Sistem peringatan bencana
Sistem Peringatan Dini Meteorologi sendiri telah dibangun BMKG untuk memantau awan yang berpotensi menimbulkan hujan lebat, angin kencang, dan naiknya tinggi gelombang laut dalam lingkup regional dan lokal. BMKG telah mengoperasikan TCWC (Tropical Cyclone Warning Center) sejak April 2008.
Untuk tujuan serupa BPPT menggandeng lembaga riset Jepang-Jamstec membangun sistem radar doppler C Band di Serpong dan beberapa wilayah lain di Indonesia, seperti di Pontianak dan Samarinda.
Lalu untuk menghadapi banjir di beberapa sungai di Pulau Jawa, seperti Ciliwung dan Cimanuk, pihak Departemen Pekerjaan Umum juga merintis uji coba sistem peringatan dini banjir.
Departemen Kehutanan melibatkan lembaga riset terkait, seperti Lapan, BPPT, BMKG, dan Deptan, mengembangkan sistem peringatan dan pengawasan kebakaran dalam lingkup nasional.
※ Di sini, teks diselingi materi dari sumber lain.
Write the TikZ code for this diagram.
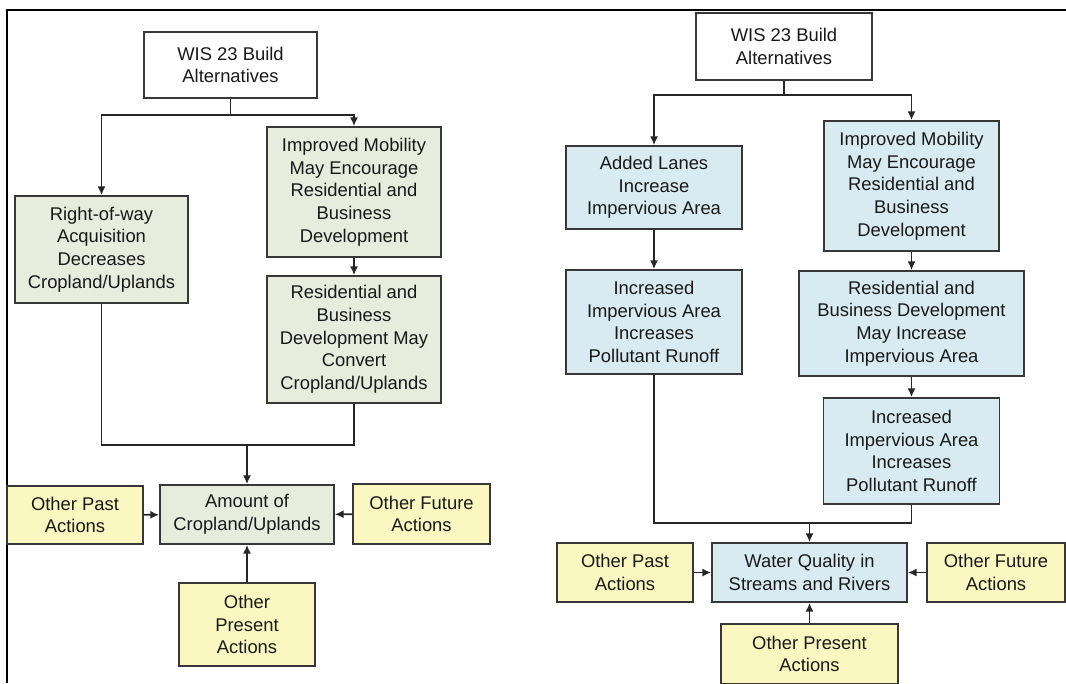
\documentclass[tikz,border=0pt]{standalone}
\usepackage{fontspec}
\setmainfont{Liberation Sans}
\usetikzlibrary{arrows.meta}
\definecolor{cropfill}{RGB}{232,236,220}
\definecolor{waterfill}{RGB}{216,235,242}
\definecolor{otherfill}{RGB}{250,247,192}
\definecolor{edgegray}{RGB}{55,55,55}
\begin{document}
\begin{tikzpicture}[x=0.75pt, y=-0.75pt,
    box/.style={draw=edgegray, line width=1.3pt, align=center, inner sep=2pt,
        text=black!90, font=\fontsize{13.8}{17}\selectfont},
    startbox/.style={box, fill=white},
    cropbox/.style={box, fill=cropfill},
    waterbox/.style={box, fill=waterfill},
    otherbox/.style={box, fill=otherfill},
    wire/.style={draw=black!85, line width=1.3pt},
    link/.style={wire, -{Latex[length=6.5pt,width=6pt]}}]
    \useasboundingbox (0,0) rectangle (1066,683);
    \fill[white] (0,0) rectangle (1066,683);
    \draw[line width=2pt] (7,683) -- (7,10) -- (1066,10);

    % left panel: cropland/uplands
    \node[startbox, minimum width=129.75pt, minimum height=49.5pt] (topL) at (230.5,65) {WIS 23 Build\\Alternatives};
    \node[cropbox, minimum width=129.75pt, minimum height=80.25pt] (rowL) at (101.5,249.5) {Right-of-way\\Acquisition\\Decreases\\Cropland/Uplands};
    \node[cropbox, minimum width=130.5pt, minimum height=97.5pt] (mobL) at (354,192) {Improved Mobility\\May Encourage\\Residential and\\Business\\Development};
    \node[cropbox, minimum width=130.5pt, minimum height=95.25pt] (resL) at (354,339.5) {Residential and\\Business\\Development May\\Convert\\Cropland/Uplands};
    \node[cropbox, minimum width=130.5pt, minimum height=44.25pt] (amtL) at (247,514.5) {Amount of\\Cropland/Uplands};
    \node[otherbox, minimum width=102pt, minimum height=43.5pt] (pastL) at (75,515) {Other Past\\Actions};
    \node[otherbox, minimum width=102.75pt, minimum height=45pt] (futL) at (421.5,514) {Other Future\\Actions};
    \node[otherbox, minimum width=102pt, minimum height=62.25pt] (presL) at (247,624.5) {Other\\Present\\Actions};

    \draw[link] (topL.south) -- ++(0,16) -| (rowL.north);
    \draw[link] (topL.south) -- ++(0,16) -| (mobL.north);
    \draw[link] (mobL) -- (resL);
    \coordinate (jL) at (247,445);
    \draw[wire] (rowL.south) |- (jL) -| (resL.south);
    \draw[link] (jL) -- (amtL);
    \foreach \src in {pastL,futL,presL}
        \draw[link] (\src) -- (amtL);

    % right panel: water quality
    \node[startbox, minimum width=132pt, minimum height=50.25pt] (topR) at (784,46.5) {WIS 23 Build\\Alternatives};
    \node[waterbox, minimum width=132pt, minimum height=62.25pt] (laneR) at (654,187.5) {Added Lanes\\Increase\\Impervious Area};
    \node[waterbox, minimum width=131.25pt, minimum height=97.5pt] (mobR) at (911.5,186) {Improved Mobility\\May Encourage\\Residential and\\Business\\Development};
    \node[waterbox, minimum width=132pt, minimum height=78pt] (runA) at (654,322) {Increased\\Impervious Area\\Increases\\Pollutant Runoff};
    \node[waterbox, minimum width=168.75pt, minimum height=78.75pt] (resR) at (911.5,323.5) {Residential and\\Business Development\\May Increase\\Impervious Area};
    \node[waterbox, minimum width=132pt, minimum height=79.5pt] (runB) at (911.5,451) {Increased\\Impervious Area\\Increases\\Pollutant Runoff};
    \node[waterbox, minimum width=146.25pt, minimum height=44.25pt] (watR) at (809.5,572.5) {Water Quality in\\Streams and Rivers};
    \node[otherbox, minimum width=102pt, minimum height=44.25pt] (pastR) at (625,572.5) {Other Past\\Actions};
    \node[otherbox, minimum width=103.5pt, minimum height=44.25pt] (futR) at (996,572.5) {Other Future\\Actions};
    \node[otherbox, minimum width=132.75pt, minimum height=45pt] (presR) at (809.5,654) {Other Present\\Actions};

    \draw[link] (topR.south) -- ++(0,14) -| (laneR.north);
    \draw[link] (topR.south) -- ++(0,14) -| (mobR.north);
    \draw[link] (laneR) -- (runA);
    \draw[link] (mobR) -- (resR);
    \draw[link] (resR) -- (runB);
    \coordinate (jR) at (809.5,523);
    \draw[wire] (runA.south) |- (jR) -| (runB.south);
    \draw[link] (jR) -- (watR);
    \foreach \src in {pastR,futR,presR}
        \draw[link] (\src) -- (watR);
\end{tikzpicture}
\end{document}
Ditetapkan potensi tingkat kemudahan penyulutan api atau fine fuel moisture code (FFMC).
Peringkat numerik dari kandungan kadar air bahan bakaran halus ini digunakan sebagai indikator tersebarnya api atau kebakaran. Peringkat FFMC tinggi biasanya terjadi pada rerumputan dan bahan bakaran halus lain yang kering atau mati di wilayah terbuka.
Penerapan alat deteksi dini bahaya kebakaran hutan juga dilaksanakan Pemerintah Provinsi Kalimantan Tengah bekerja sama dengan CARE International, International Research Institute for Climate and Society (IRI), dan Institut Pertanian Bogor.
Sistem reduksi bencana
Terbangunnya sistem peringatan dini yang terpencar-pencar di berbagai instansi dan daerah serta tak terintegrasi mendorong BPPT menginisiasi pembentukan NEOnet (Nusantara Earth Observation Network) dan Sistem Reduksi Risiko Multi Bencana (SIRRMA).
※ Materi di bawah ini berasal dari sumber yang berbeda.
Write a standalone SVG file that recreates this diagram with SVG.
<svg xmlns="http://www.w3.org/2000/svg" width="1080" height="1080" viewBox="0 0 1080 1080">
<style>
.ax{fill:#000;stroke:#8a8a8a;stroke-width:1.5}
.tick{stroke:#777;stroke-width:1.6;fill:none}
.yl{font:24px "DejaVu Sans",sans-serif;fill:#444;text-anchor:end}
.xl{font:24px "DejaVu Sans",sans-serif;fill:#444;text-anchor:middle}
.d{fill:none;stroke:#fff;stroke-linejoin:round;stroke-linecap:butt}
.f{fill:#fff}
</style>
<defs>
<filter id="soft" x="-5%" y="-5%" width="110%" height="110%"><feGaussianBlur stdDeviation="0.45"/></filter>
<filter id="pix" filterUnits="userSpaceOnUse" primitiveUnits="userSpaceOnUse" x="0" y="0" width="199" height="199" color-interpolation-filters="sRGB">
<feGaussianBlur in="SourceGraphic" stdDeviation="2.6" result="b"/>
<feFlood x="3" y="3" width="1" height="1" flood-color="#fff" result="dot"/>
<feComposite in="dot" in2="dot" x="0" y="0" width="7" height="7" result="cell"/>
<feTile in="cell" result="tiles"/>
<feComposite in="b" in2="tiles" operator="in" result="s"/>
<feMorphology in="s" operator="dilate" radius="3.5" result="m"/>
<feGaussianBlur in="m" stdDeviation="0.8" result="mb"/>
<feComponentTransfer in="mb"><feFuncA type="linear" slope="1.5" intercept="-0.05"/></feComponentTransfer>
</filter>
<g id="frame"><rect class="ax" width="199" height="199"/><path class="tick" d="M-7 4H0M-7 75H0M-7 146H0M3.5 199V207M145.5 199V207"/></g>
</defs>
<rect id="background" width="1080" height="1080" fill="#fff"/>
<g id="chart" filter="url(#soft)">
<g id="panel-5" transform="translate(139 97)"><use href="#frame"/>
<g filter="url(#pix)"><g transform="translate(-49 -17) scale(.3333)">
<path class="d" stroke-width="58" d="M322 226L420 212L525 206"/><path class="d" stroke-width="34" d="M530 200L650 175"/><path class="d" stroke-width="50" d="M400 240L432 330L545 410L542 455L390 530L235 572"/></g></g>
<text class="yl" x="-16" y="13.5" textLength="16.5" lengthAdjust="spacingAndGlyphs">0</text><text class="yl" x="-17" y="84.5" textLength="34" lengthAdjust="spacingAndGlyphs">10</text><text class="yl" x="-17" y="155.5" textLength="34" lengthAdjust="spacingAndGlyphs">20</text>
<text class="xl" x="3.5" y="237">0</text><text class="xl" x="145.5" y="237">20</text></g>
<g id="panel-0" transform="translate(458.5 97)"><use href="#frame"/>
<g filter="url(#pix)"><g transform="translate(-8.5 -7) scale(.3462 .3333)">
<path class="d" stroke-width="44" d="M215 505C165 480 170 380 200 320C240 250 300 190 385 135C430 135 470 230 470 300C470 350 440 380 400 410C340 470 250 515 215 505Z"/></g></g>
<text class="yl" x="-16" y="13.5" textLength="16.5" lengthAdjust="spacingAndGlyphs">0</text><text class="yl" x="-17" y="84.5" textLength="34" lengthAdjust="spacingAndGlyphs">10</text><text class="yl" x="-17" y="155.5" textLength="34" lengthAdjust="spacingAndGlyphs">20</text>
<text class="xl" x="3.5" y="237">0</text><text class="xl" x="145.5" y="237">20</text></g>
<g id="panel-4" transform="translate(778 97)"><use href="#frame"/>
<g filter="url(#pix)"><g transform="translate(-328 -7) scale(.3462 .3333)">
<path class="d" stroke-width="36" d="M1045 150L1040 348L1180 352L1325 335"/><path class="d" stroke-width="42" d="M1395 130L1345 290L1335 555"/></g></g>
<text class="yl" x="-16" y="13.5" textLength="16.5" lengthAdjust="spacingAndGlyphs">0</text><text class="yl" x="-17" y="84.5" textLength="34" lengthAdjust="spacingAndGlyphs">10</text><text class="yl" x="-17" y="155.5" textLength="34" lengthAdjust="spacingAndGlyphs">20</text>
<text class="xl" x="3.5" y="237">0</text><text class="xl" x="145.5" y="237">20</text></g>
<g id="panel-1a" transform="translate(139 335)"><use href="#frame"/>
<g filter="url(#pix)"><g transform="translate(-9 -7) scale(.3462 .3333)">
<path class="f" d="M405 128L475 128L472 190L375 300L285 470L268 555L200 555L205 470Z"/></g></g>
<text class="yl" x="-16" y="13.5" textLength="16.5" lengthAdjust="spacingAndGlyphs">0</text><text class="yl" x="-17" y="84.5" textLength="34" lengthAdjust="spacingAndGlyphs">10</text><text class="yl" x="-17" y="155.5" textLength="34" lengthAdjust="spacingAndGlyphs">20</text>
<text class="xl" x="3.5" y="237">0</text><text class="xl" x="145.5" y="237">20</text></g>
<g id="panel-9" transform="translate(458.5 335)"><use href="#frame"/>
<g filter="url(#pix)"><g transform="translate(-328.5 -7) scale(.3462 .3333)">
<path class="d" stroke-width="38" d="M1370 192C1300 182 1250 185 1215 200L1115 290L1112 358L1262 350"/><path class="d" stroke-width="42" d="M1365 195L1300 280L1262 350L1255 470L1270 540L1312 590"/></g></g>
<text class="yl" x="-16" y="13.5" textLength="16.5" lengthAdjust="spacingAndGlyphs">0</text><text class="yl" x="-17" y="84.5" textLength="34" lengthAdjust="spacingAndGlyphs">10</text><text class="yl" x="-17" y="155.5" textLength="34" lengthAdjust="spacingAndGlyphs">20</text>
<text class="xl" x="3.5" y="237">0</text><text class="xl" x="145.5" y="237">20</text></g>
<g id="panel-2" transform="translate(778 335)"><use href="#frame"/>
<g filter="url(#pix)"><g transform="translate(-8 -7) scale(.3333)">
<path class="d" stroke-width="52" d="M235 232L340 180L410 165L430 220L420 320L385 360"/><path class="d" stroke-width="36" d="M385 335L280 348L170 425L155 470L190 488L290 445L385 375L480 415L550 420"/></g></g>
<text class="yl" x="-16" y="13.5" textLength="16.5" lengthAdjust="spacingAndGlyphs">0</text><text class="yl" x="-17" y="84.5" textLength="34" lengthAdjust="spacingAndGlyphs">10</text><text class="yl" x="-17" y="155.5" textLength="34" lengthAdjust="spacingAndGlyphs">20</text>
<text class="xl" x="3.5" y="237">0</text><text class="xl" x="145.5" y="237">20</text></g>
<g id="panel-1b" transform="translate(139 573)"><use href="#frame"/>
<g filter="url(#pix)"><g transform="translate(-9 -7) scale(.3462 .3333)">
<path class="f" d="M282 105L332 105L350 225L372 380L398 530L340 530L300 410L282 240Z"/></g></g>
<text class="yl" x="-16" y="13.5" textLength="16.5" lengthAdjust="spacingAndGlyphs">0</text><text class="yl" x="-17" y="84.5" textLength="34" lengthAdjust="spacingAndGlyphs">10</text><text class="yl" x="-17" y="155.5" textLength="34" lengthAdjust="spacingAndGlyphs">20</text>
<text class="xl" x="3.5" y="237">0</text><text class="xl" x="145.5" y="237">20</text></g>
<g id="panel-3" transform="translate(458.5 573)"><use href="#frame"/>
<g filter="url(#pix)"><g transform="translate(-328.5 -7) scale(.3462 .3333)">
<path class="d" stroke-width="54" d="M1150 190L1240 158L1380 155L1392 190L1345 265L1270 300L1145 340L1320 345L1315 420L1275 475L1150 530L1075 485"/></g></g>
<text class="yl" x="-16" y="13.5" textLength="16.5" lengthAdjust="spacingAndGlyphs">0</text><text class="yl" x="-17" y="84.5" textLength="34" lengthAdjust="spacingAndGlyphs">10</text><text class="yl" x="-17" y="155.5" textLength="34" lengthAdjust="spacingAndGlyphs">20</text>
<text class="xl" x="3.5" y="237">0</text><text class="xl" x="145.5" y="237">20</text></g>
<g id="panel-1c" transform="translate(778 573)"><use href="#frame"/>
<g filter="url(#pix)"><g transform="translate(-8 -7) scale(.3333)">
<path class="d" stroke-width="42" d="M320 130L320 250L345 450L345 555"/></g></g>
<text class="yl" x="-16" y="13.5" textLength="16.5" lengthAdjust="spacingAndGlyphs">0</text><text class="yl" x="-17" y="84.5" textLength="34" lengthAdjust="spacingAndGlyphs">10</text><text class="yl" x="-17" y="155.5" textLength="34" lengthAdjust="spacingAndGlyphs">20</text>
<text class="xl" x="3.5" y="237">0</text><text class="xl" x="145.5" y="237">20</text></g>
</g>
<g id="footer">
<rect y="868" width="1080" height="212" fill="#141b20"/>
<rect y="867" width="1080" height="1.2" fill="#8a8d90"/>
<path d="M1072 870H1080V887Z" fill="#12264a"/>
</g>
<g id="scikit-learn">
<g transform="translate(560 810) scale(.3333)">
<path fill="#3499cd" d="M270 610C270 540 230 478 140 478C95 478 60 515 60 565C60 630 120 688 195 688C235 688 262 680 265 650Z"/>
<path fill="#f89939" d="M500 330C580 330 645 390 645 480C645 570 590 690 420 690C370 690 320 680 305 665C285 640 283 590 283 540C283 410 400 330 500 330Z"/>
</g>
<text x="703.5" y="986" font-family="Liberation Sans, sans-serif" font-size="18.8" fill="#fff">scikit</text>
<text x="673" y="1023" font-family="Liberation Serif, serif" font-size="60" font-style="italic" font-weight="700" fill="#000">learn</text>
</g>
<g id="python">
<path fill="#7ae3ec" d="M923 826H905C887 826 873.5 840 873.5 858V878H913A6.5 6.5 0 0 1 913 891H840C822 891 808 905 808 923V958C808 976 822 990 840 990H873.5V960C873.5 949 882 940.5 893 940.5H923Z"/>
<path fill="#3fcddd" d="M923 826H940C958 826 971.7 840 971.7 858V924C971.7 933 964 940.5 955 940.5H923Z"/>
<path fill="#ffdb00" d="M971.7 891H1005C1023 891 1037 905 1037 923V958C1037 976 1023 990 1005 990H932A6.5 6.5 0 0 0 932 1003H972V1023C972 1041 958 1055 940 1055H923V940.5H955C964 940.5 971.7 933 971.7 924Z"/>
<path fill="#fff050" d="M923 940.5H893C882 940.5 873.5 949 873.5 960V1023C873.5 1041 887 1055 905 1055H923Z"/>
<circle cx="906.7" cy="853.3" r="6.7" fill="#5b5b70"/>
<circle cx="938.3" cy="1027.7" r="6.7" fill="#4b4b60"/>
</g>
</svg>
NEONet, kata Kepala Pusat Pengkajian dan Penerapan TISDA (Teknologi Inventarisasi Sumber Daya Alam) BPPT Yusuf Surachman, merupakan jaringan kerja sama dalam konteks pemantauan dinamika sistem kebumian di wilayah Nusantara. Diharapkan semua sistem pemantauan yang dikelola berbagai pihak terjaring di dalamnya.
Dengan terintegrasinya pemantauan, pembangunan infrastruktur, dan sosialisasi mengenai kebencanaan diharapkan bisa memudahkan pemerintah dan seluruh masyarakat memperoleh informasi komprehensif tentang kondisi dinamika kebumian di seluruh Indonesia.
Sementara itu, dalam membangun SIRRMA, menurut Agus Kristijono, Kepala Pusat Teknologi Sumber Daya Lahan Wilayah dan Mitigasi Bencana BPPT, harus diawali dengan memahami fenomena terjadinya bencana dan paradigma penanggulangannya.
Risiko bencana dilihat dari potensi bencana alam yang terjadi dan tingkat kerentanan lingkungan masyarakat yang akan menghadapinya.
Teknologi yang diterapkan dalam penanganan atau penanggulangan bencana mencakup teknologi observasi kebumian serta pemetaan dan pemodelan. Teknologi itu digunakan mendukung pemantauan peringatan dini dan kesiapsiagan hingga upaya mitigasi, adaptasi, dan pemulihan.
Dalam roadmap yang ditetapkan SIRRMA, mulai tahun 2007 akan berakhir 2014. Dalam sistem tersebut, Agus semua pihak dari hulu hingga ke hilir bisa terjaring, termasuk juga penanganan luapan lumpur di Sidoarjo Jawa Timur.